From Navan, Edie May Hand graduated with a masters in creative writing from Maynooth University in 2024, where author Belinda McKeon was one of her lecturers. A winner of the Irish Writers Centre Novel Fair in 2024, Dirtpickers, which tells of a man, woman and three children who flee a silver mine in a remote Idaho valley in 1981, will be published in May by Manilla Press.

You started writing at 15. Who were you reading back then?

My mam took us to the library every week or two after school, and I’d just pick whatever looked good: Donna Tartt, Kazuo Ishiguro, Suzanne Collins. I was a better reader back then, but had a tendency to choose books that upset me. Figuring out how writers made those feelings happen was a challenge for me – one that kept my teenage mind occupied – and also a form of escapism.
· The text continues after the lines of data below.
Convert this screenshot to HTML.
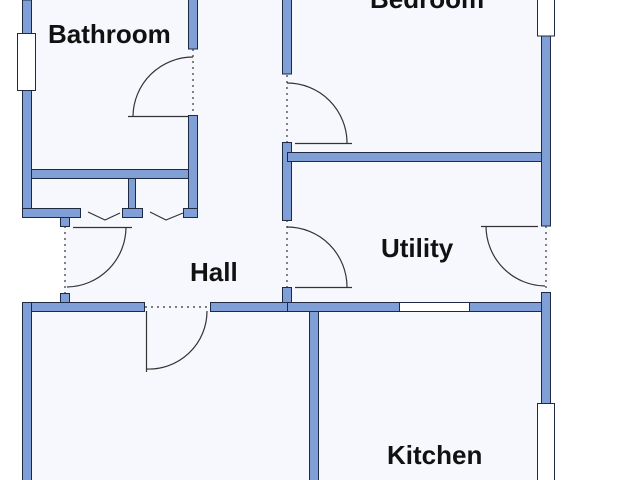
<!DOCTYPE html>
<html><head><style>
html,body{margin:0;padding:0;background:#fff;}
svg{display:block}
text{font-family:"Liberation Sans",Arial,sans-serif;font-weight:bold;font-size:26px;fill:#111}
</style></head><body>
<svg width="640" height="480" viewBox="0 0 640 480" xmlns="http://www.w3.org/2000/svg">
<rect x="22" y="0" width="528" height="480" fill="#f7f8fd"/>
<rect x="0" y="217" width="64" height="85" fill="#fff"/>
<g fill="#809fd6" stroke="#1e2a44" stroke-width="1">
<rect x="22.5" y="0" width="9" height="216"/>
<rect x="188.5" y="-2" width="9" height="51"/>
<rect x="188.5" y="115.5" width="9" height="101"/>
<rect x="31.5" y="169.5" width="157" height="9"/>
<rect x="128.5" y="178.5" width="7" height="30"/>
<rect x="22.5" y="208.5" width="58" height="9"/>
<rect x="122.5" y="208.5" width="20" height="9"/>
<rect x="183.5" y="208.5" width="14" height="9"/>
<rect x="60.5" y="217.5" width="9" height="9"/>
<rect x="60.5" y="293.5" width="9" height="9"/>
<rect x="22.5" y="302.5" width="122" height="9"/>
<rect x="22.5" y="302.5" width="9" height="180"/>
<rect x="210.5" y="302.5" width="78" height="9"/>
<rect x="282.5" y="-2" width="9" height="76"/>
<rect x="282.5" y="142.5" width="9" height="78"/>
<rect x="282.5" y="287.5" width="9" height="15"/>
<rect x="287.5" y="152.5" width="258" height="9"/>
<rect x="287.5" y="302.5" width="258" height="9"/>
<rect x="309.5" y="311.5" width="9" height="172"/>
<rect x="541.5" y="36" width="9" height="190"/>
<rect x="541.5" y="292.5" width="9" height="111"/>
</g>
<g fill="#fff" stroke="#1e2a44" stroke-width="1">
<rect x="17.5" y="33.5" width="18" height="57"/>
<rect x="537.5" y="-2" width="17" height="38"/>
<rect x="537.5" y="403.5" width="17" height="80"/>
<rect x="399.5" y="302.5" width="70" height="9"/>
</g>
<g fill="none" stroke="#333" stroke-width="1.2">
<path d="M128 116.5H188"/><path d="M133 116 A60 60 0 0 1 193 57"/>
<path d="M295 143.5H352"/><path d="M287 83 A60 60 0 0 1 347 143"/>
<path d="M295 287.5H352"/><path d="M287 227 A60 60 0 0 1 347 287"/>
<path d="M481 226.5H538"/><path d="M486 226 A60 60 0 0 0 545 286"/>
<path d="M73 227.5H132"/><path d="M126 227 A60 60 0 0 1 67 287"/>
<path d="M146.5 311V372"/><path d="M146 369 A58 58 0 0 0 207 311"/>
<path d="M88 212L105 220L120 213"/><path d="M150 212L166 220L183 213"/>
</g>
<g fill="none" stroke="#333" stroke-width="1.2" stroke-dasharray="2 4">
<path d="M193 49V115"/><path d="M287 75V142"/><path d="M287 220V287"/>
<path d="M546 226V291"/><path d="M65 226V293"/><path d="M145 307H210"/>
</g>
<text x="48" y="43">Bathroom</text>
<text x="370" y="8">Bedroom</text>
<text x="190" y="281">Hall</text>
<text x="381" y="257">Utility</text>
<text x="387" y="464">Kitchen</text>
</svg>
</body></html>
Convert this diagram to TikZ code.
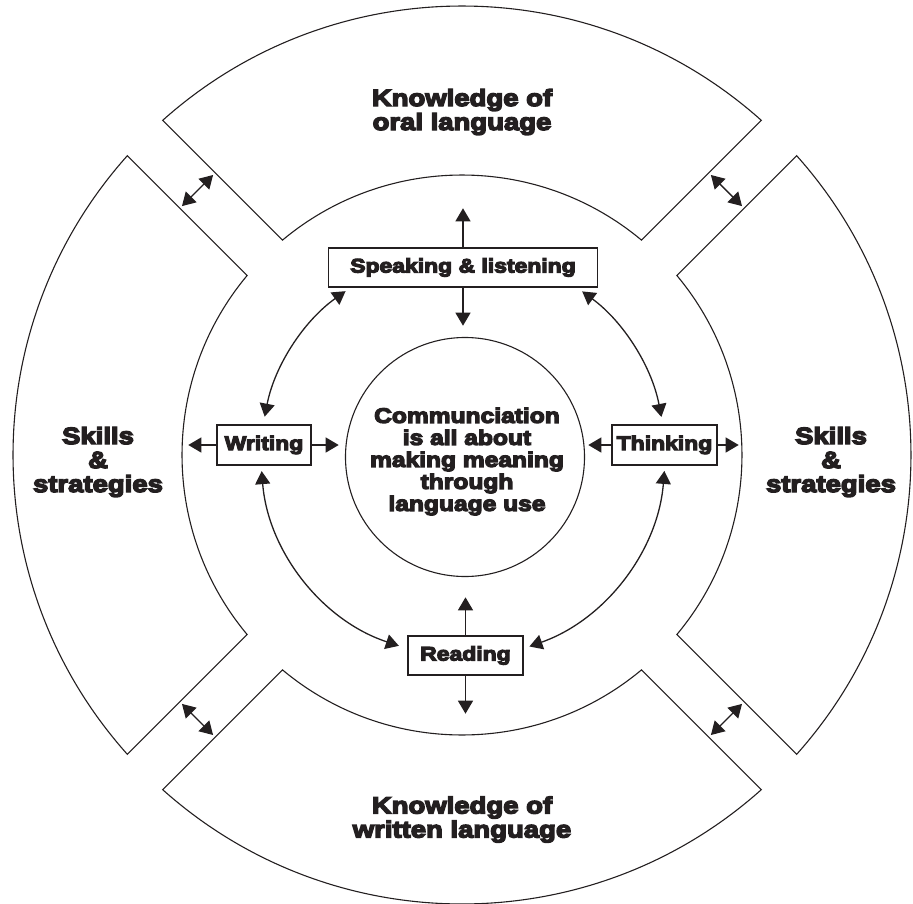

What was the inspiration for the book’s title?

Initially it was just something I called it in my head. I had this visual of dirty hands, muck crusted under fingernails, and thought about how we tend to pick away at the things that hurt us instead of letting them scab and scar and heal. I used Dirtpickers as the title when submitting it as my MA dissertation, and it stuck after that.
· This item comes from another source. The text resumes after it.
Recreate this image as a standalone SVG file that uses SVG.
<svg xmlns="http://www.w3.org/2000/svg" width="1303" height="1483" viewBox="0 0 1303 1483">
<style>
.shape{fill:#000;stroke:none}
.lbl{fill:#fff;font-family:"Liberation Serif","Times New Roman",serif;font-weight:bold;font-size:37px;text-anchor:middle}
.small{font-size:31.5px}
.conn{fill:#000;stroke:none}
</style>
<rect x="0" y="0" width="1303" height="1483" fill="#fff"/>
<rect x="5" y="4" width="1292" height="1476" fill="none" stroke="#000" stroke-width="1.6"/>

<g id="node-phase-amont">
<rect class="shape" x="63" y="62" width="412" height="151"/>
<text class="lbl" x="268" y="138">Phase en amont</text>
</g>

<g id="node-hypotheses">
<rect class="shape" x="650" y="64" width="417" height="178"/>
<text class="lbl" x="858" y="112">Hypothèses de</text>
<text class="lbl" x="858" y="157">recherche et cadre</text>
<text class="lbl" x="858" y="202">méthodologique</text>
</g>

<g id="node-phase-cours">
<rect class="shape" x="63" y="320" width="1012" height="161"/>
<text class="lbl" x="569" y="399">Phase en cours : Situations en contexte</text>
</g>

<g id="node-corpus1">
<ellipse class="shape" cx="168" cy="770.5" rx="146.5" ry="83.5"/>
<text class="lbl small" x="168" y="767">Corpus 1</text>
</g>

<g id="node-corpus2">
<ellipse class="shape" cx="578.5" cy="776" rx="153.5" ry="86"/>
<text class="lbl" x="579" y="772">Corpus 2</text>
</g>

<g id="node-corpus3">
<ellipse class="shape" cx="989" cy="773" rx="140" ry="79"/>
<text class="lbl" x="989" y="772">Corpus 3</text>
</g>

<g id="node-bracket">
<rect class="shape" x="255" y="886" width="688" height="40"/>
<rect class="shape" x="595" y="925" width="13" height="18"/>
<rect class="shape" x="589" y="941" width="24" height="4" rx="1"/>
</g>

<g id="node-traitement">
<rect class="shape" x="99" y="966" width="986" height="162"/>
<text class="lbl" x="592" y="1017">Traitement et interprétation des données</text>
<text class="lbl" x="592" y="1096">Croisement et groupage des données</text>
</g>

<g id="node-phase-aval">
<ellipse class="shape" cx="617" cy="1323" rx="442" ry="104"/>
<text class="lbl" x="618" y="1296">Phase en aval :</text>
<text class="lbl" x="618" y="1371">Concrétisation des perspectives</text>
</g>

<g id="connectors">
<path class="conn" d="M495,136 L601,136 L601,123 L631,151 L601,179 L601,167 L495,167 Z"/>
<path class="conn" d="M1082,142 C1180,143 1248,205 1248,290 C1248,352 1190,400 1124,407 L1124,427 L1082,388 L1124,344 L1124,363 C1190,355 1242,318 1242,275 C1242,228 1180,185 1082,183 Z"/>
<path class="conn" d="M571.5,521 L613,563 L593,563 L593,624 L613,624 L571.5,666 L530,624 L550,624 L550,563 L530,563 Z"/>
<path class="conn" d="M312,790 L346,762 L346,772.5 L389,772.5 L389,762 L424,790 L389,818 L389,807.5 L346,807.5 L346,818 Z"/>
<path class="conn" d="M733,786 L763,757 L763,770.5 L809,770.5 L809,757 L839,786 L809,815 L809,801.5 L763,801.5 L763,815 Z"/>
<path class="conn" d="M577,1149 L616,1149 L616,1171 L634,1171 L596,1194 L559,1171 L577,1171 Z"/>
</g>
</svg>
Was Belinda McKeon an important champion of your work?

This book wouldn’t exist without Belinda McKeon. Meeting her was the beginning of it all for me – the moment I began to take myself seriously as a writer. I am so grateful that I got the chance to meet and study under someone so talented and encouraging. Beyond all that, she is deeply kind and practical, and someone I admire greatly.
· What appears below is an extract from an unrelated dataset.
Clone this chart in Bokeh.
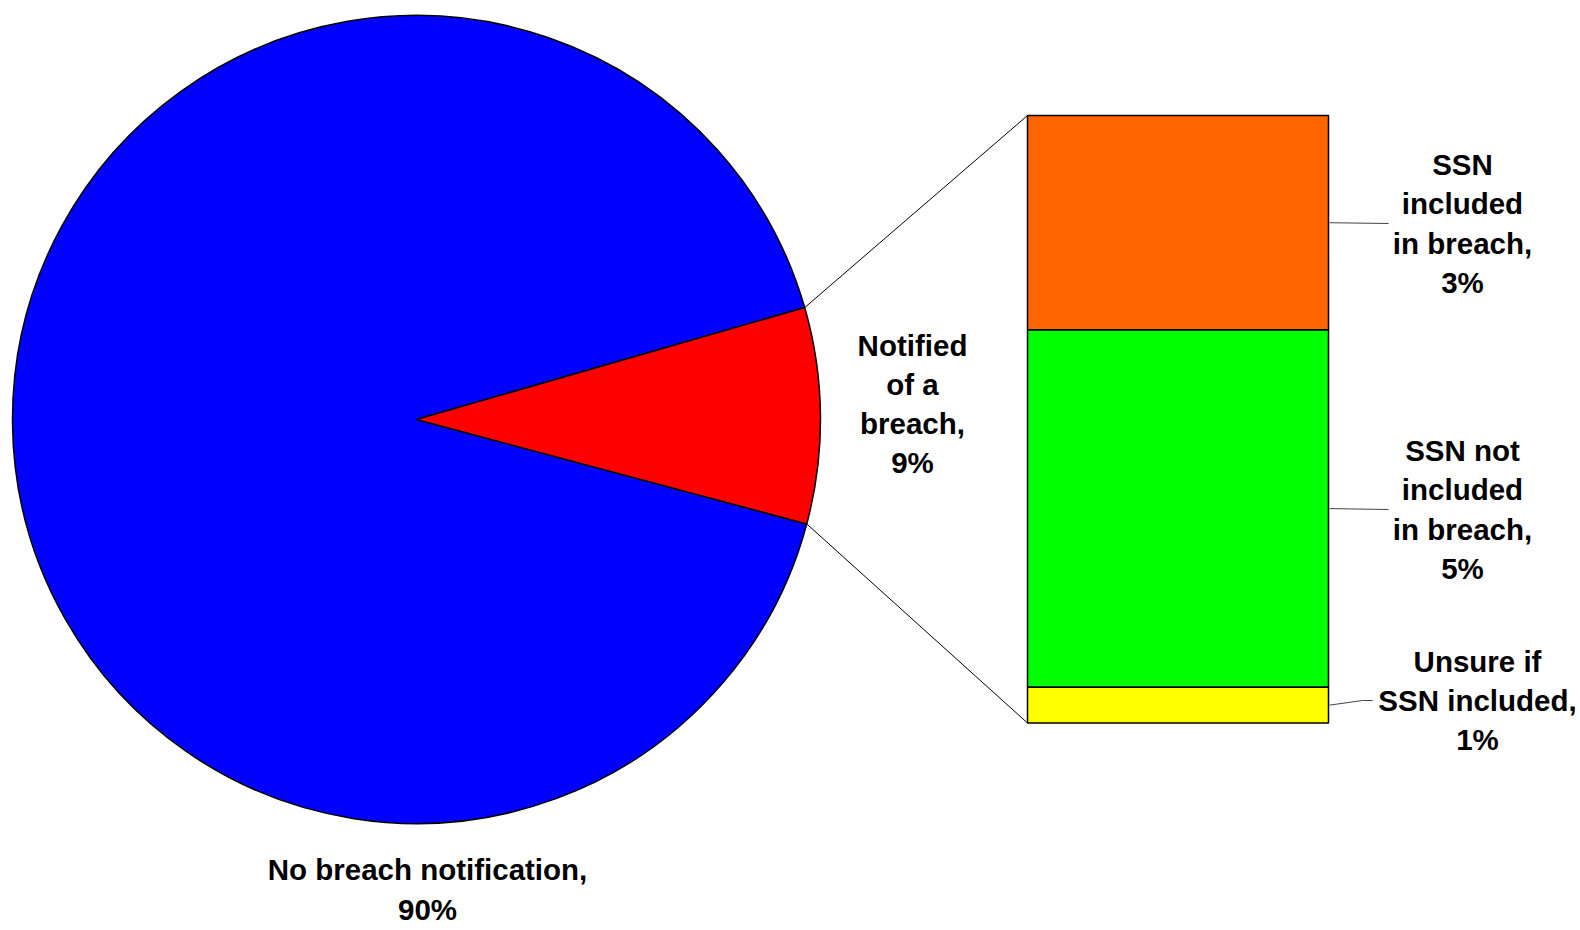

What are your hopes for the future?

To finish my second book, and start on the third. I have so many ideas running around in my head, it’s just a matter of pinning them down.

Séamas O’Reilly

Séamas O'Reilly
Séamas O'Reilly

Already well known for his 2021 memoir Did Ye Hear Mammy Died, Derry-born author and journalist Séamas O’Reilly delivers his debut novel in May. Prestige Drama (Fleet) is the story of what happens when famous American actor Monica Logue disappears just as she’s due to start starring in a series set during the Troubles.

Tanya Sweeney

Tanya Sweeney. Photograph: Ruth Medjber
Tanya Sweeney. Photograph: Ruth Medjber

A columnist and feature writer for the Irish Independent, Tanya Sweeney makes her fiction debut this month with Esther Is Now Following You (Bantam), a captivating plunge into the mind of Esther, who, after struggling in her marriage, becomes obsessed with a Canadian actor called Ted, leaving her home in London to find him.

Clíodhna O’Sullivan

Clíodhna O'Sullivan
Clíodhna O'Sullivan

In her forthcoming debut, Louth author Clíodhna O’Sullivan gives the romantasy genre an Irish twist. Acquired by Puffin US in a three-book pre-empt, Her Hidden Fire conjures up an Ireland-like world in which patriarchal elites have magical powers.

Jessamine O’Connor

Jessamine O’Connor
Jessamine O’Connor

From Dublin and dwelling on the Sligo-Roscommon border, Jessamine O’Connor’s Lilliput-published debut novel Somewhere tells of Clodagh, who leaves her partner Seamus and tries to make it on her own in Dublin, all the while navigating addiction, a housing crisis and other corrosive relationships.

Rosaleen McDonagh

Rosaleen McDonagh. Photograph: Tom Honan
Rosaleen McDonagh. Photograph: Tom Honan

In her debut short-story collection Contentious Spaces, due in March from Skein Press, playwright and performer Rosaleen McDonagh homes in on her Traveller characters’ inner lives, addressing themes of identity, shame and resilience as they battle with the prospect of imminent eviction.

Rebecca Murphy

Rebecca Murphy
Rebecca Murphy

Rebecca Murphy got her publishing deal via a competition on RTÉ’s Today Show, securing a contract with Mercier Press. In Blood and Water, Susan believes her inheritance of a cottage on a windswept Irish island will give her a chance to escape her crumbling marriage. But long-buried family truths soon emerge.

Niamh Mac Cabe

Niamh Mac Cabe
Niamh Mac Cabe

Visual artist, editor and lecturer at ATU Sligo, Niamh Mac Cabe has won awards for her short stories, 14 of which are gathered together for her debut collection Four Night Seas, published in March by Lilliput. In these tales, characters navigate boundary lines from within and without, as they seek to find meaning or reconcile with the past.

Helen Dwyer

Helen Dwyer
Helen Dwyer

Dublin-based writer and broadcaster Helen Dwyer co-edited We Stand with Ukraine (Mercier) and has also published three poetry collections. Her debut novel The Long Way Home, which will be published by Poolbeg in May, steps back in time to 1970s Ireland. Schoolgirl Fiona falls in love and becomes pregnant, but cannot keep her child – 20 years on, she is given the chance to meet her daughter Grace.

Andrew Cunning

In Belfast, two women writers meet in a coffee shop. Over several months, a relationship forms between them that will reshape their views on life and writing. From the north of Ireland, Andrew Cunning was a winner of the Irish Novel Fair in 2025 and his debut, Clara and Christina, is published in July by John Murray Press.

Cormac Quinn

Dublin-based writer and former journalist Cormac Quinn delivers his debut crime novel via Mercier Press in May. In Murder on Lough Derg, when a mysterious drowning takes place during a family holiday, foreign correspondent Jack Myers cannot help using his investigative skills to uncover the truth – but everyone has a motive to stop him.